**EXERCISE BRIEF**
From the entries that follow, gather each line holding the word "this".

**PROVIDED RECORDS**
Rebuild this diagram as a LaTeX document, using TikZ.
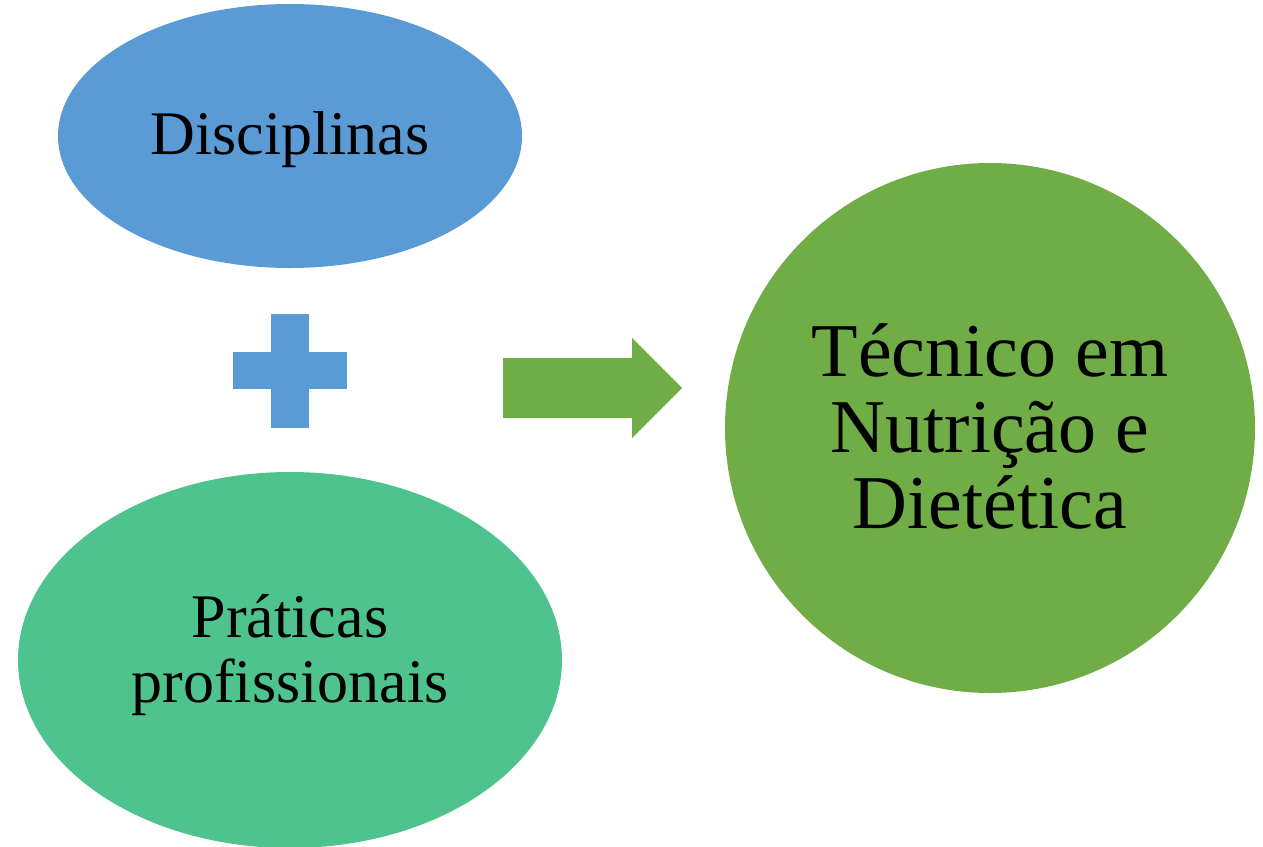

==

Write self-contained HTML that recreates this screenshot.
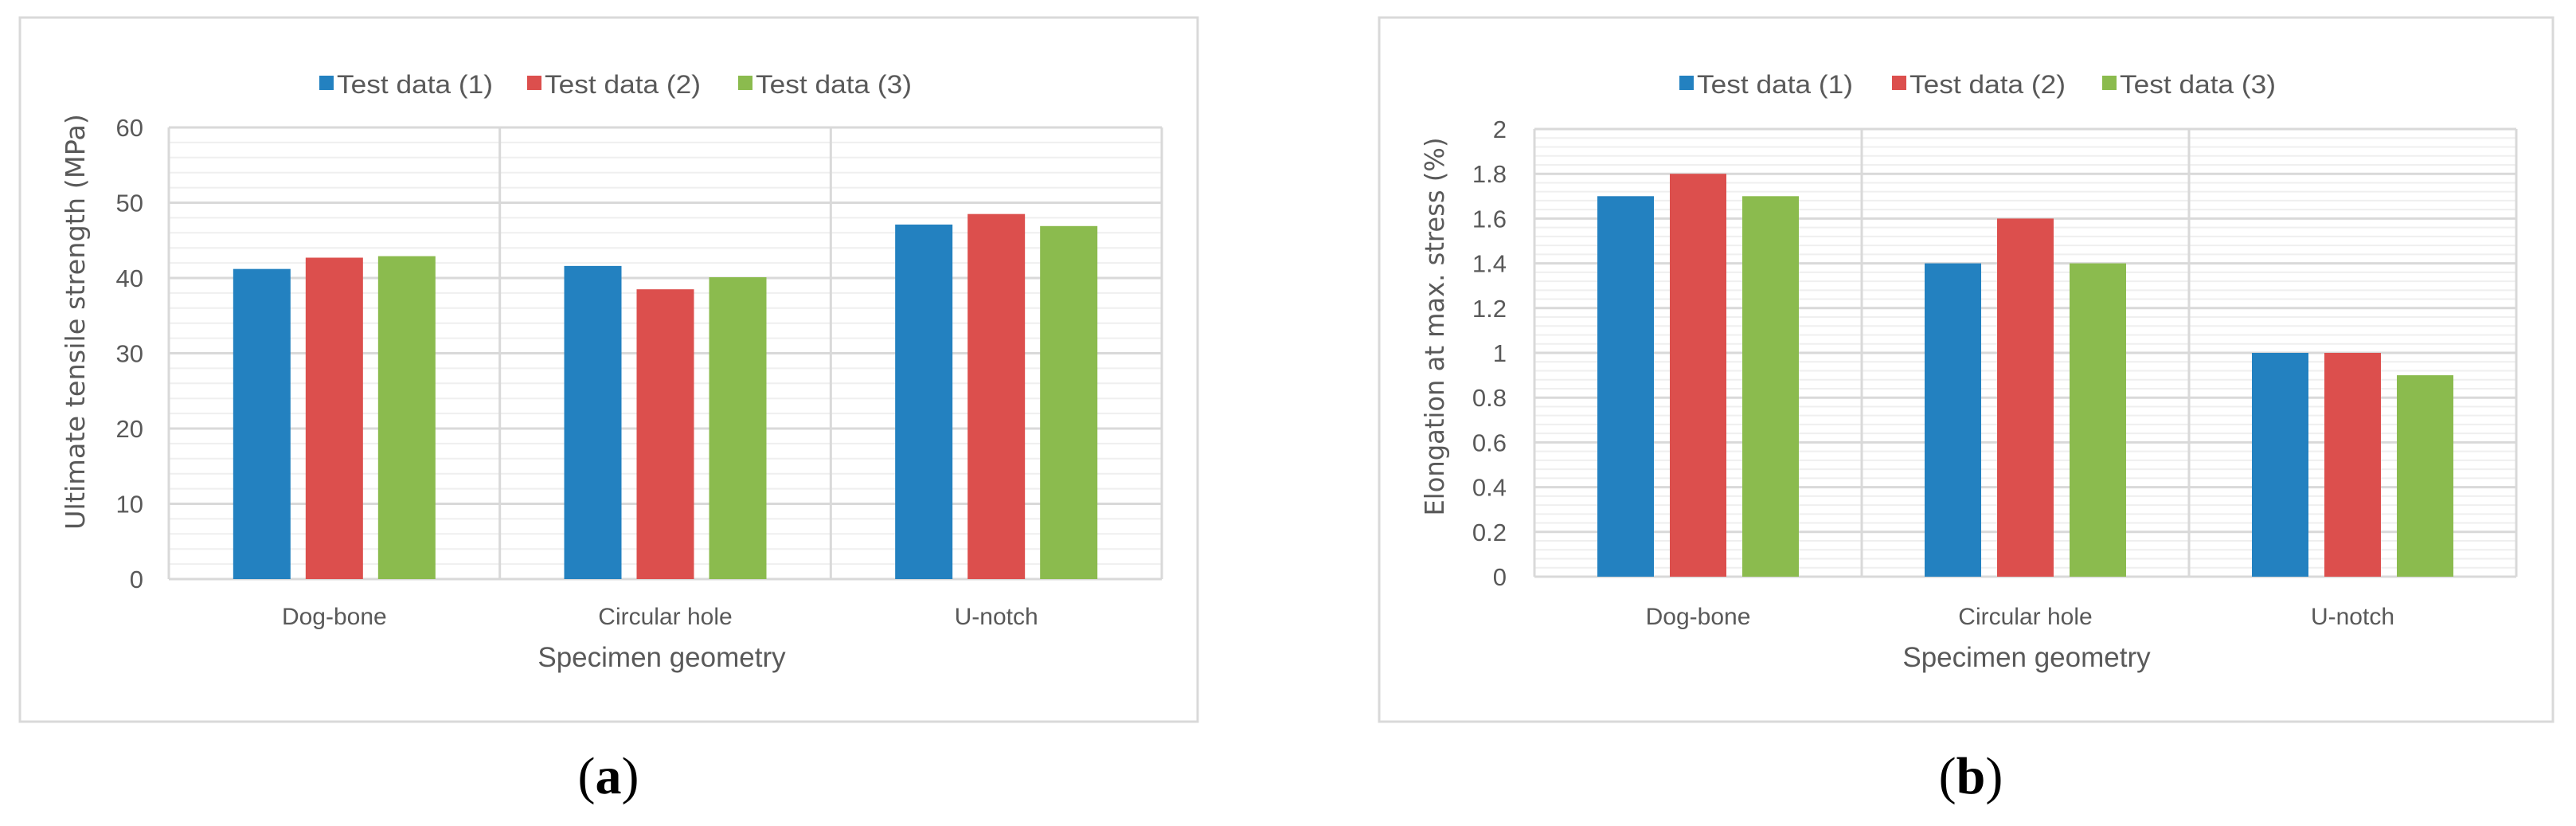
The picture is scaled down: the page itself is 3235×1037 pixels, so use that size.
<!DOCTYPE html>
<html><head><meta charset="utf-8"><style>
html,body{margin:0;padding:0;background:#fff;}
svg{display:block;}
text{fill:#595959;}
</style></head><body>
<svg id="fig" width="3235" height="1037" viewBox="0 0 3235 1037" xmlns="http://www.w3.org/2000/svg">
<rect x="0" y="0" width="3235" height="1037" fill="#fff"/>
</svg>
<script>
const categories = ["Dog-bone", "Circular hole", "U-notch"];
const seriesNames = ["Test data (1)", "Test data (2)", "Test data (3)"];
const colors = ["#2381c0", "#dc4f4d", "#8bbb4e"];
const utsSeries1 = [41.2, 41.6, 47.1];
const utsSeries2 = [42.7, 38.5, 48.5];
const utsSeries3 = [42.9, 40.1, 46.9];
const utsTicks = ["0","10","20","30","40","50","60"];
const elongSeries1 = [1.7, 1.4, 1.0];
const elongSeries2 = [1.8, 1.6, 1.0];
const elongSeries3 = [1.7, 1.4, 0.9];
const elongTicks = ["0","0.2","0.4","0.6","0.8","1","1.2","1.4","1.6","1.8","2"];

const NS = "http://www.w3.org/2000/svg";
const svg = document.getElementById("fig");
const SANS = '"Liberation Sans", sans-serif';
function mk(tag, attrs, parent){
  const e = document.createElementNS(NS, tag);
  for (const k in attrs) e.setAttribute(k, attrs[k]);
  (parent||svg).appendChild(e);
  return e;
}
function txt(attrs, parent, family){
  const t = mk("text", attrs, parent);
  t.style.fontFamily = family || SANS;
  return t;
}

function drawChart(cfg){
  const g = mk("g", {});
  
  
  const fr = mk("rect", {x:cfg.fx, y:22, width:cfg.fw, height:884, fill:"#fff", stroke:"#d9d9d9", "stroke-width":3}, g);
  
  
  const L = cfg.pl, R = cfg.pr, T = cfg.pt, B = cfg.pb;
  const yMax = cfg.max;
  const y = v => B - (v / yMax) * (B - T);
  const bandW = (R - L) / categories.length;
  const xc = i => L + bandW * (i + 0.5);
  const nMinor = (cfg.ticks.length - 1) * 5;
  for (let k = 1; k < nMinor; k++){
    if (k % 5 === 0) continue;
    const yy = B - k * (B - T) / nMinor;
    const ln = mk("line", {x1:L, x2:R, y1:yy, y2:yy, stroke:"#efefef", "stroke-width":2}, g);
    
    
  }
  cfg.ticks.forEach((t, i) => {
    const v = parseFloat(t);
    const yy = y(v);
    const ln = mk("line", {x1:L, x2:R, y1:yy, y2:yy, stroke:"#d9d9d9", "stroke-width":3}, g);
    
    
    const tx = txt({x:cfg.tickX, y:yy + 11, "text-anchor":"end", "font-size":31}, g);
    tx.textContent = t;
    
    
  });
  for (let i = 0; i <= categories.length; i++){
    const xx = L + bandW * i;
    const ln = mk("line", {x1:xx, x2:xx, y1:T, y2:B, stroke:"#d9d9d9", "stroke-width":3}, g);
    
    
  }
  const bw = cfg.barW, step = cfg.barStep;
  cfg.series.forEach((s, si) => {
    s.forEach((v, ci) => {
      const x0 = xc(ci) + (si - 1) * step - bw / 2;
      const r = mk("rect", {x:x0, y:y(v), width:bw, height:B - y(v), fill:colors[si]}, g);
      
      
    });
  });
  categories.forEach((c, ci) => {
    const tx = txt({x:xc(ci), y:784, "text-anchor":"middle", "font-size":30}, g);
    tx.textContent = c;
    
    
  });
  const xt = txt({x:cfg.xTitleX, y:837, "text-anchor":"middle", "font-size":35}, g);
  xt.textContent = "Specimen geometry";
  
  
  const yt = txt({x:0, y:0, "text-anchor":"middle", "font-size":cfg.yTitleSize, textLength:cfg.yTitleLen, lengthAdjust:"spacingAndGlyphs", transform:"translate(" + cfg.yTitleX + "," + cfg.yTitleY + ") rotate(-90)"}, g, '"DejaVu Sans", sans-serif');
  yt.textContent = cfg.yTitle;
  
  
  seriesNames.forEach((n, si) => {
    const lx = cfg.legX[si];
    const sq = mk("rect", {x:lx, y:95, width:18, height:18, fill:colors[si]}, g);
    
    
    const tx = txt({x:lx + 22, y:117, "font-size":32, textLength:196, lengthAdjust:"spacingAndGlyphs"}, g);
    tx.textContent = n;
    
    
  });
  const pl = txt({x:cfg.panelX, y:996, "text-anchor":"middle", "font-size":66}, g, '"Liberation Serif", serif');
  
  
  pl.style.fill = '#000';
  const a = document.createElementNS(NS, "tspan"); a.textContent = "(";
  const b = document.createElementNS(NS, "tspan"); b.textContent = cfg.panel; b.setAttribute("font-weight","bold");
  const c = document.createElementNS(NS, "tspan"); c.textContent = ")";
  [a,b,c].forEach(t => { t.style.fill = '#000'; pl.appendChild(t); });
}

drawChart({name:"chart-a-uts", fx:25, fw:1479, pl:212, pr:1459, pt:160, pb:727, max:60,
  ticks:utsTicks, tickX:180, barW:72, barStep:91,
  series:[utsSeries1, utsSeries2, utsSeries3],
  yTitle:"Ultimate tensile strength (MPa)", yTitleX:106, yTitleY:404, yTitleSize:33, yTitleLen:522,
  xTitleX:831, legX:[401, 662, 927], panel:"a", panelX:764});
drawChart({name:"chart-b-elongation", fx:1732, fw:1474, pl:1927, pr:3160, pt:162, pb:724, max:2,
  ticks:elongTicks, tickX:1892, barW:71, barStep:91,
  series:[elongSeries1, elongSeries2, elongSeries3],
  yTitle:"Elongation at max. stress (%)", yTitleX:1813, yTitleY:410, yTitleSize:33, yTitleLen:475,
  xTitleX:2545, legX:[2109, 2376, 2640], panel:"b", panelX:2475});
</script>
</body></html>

**EXERCISE SOLUTION**
Rebuild this diagram as a LaTeX document, using TikZ.
Write self-contained HTML that recreates this screenshot.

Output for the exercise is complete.